Na Jarmark? Tylko do Szczercowa!

Choć śniegu było jak na lekarstwo, to prawdziwie świątecznej i zimowej  atmosfery na szczercowskim Jarmarku Bożonarodzeniowym było pod dostatkiem. Impreza, zorganizowana tradycyjnie na dwa tygodnie przed Wigilią, zgromadziła tłumy mieszkańców gminy Szczerców oraz przyjezdnych. Było kolorowo i smacznie – jak zawsze u nas!

Gminny Jarmark Bożonarodzeniowy organizowany jest w Szczercowie od kilku lat. Wcześniej organizatorzy zapraszali uczestników i wystawców do hali sportowej przy ulicy Piłsudskiego. Łagodniejsze zimy przyniosły pomysł przeniesienia imprezy na plac w centrum Szczercowa, tak by w pełni poczuć grudniową atmosferę.

To był przysłowiowy „strzał w dziesiątkę” – mówi Justyna Felisiak, dyrektor Gminnego Ośrodka Kultury, która odpowiada za organizację Jarmarku. – Tym bardziej, że możemy przy okazji zainaugurować świąteczną iluminację.
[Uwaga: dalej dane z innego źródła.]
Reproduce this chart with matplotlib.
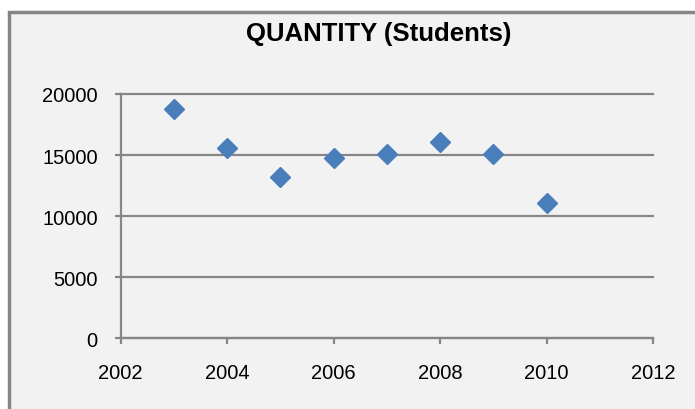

Lampek i światełek rzeczywiście w Szczercowie nie brakuje – w sobotę, tuż przed godziną 17.00, kiedy zapadł już zmrok, hasło do rozpalenia gminnej choinki i iluminacji w rynku dali wspólnie wójt Krzysztof Kamieniak i mocna delegacja Radnych. To jednak nie były ich jedyne obowiązki tego dnia, samorządowcy zostali bowiem włączeni do jury, którego zadaniem był wybór najpiękniejszych ozdób choinkowych, zgłoszonych do konkursu.

Nie było łatwo – mówi wójt Krzysztof Kamieniak. – Wszystkie prace miały w sobie pomysł, były wykonane starannie i po prostu cieszyły oko. Dlatego z trudem wskazaliśmy finałową dwunastkę.

Zwycięzcy otrzymali upominki, ufundowane przez Gminę, a wszystkie ozdoby można jeszcze oglądać – zdobią bowiem wielką choinkę, która w tym roku została podarowana przez mieszkańca Załuża.

Nie brakowało na Jarmarku wystawców, którzy proponowali odwiedzającym typowo świąteczne akcesoria – była więc możliwość zakupu bombek, stroików, świec czy lampek. Prawdziwą furorę robiły jednak stoiska Kół Gospodyń Wiejskich oraz Stowarzyszenia Przyjaciół Osób Niepełnosprawnych „Kuźnia Życzliwości”. Wspaniałe aromaty i fantazyjne wykonanie nawet prostych potraw  wzbudzały podziw dla kulinarnego kunsztu naszych gospodyń i gospodarzy. Królował oczywiście śledź, mak i kiszona kapusta w równych wariantach i wariacjach.

Jestem tu co roku, nigdy się nie zawiodłam – podsumowała starania wystawców Jadwiga, mieszkanka sąsiedniej gminy Kluki. –  Ślinka cieknie, kiedy ogląda się te wspaniałości!

W tegoroczny Jarmark w Szczercowie zaangażowało się trzynaście KGW i jedno stowarzyszenie, więc ilość i różnorodność przygotowanych potraw rzeczywiście zasługuje na wielkie brawa.

Serdecznie dziękuję wystawcom i organizatorom za zaangażowanie, a odwiedzającym za obecność – cieszył się wójt Krzysztof Kamieniak. – To wspaniałe uczucie obserwować pulsujący życiem szczercowski rynek , bo ta frekwencja dowodzi, że tworzymy zgraną społeczność. To także świetne wprowadzenie w świąteczną atmosferę.

O świąteczny nastrój zadbali tego popołudnia także nasi muzycy: niezawodna kapela Chłopaki Szczercowiaki, Orkiestra dęta OSP Szczerców oraz grupa wokalna Szczercowskie Renifery. Uzupełnieniem była atrakcja dla najmłodszych w postaci spektaklu „Pingwiny z zimowej krainy”, a jeśli dodamy do tego najprawdziwszego Mikołaja z towarzyszącą mu Śnieżynką, to  otrzymamy dość dokładny obraz tego, co działo się na Jarmarku. Kto nie był, niech żałuje!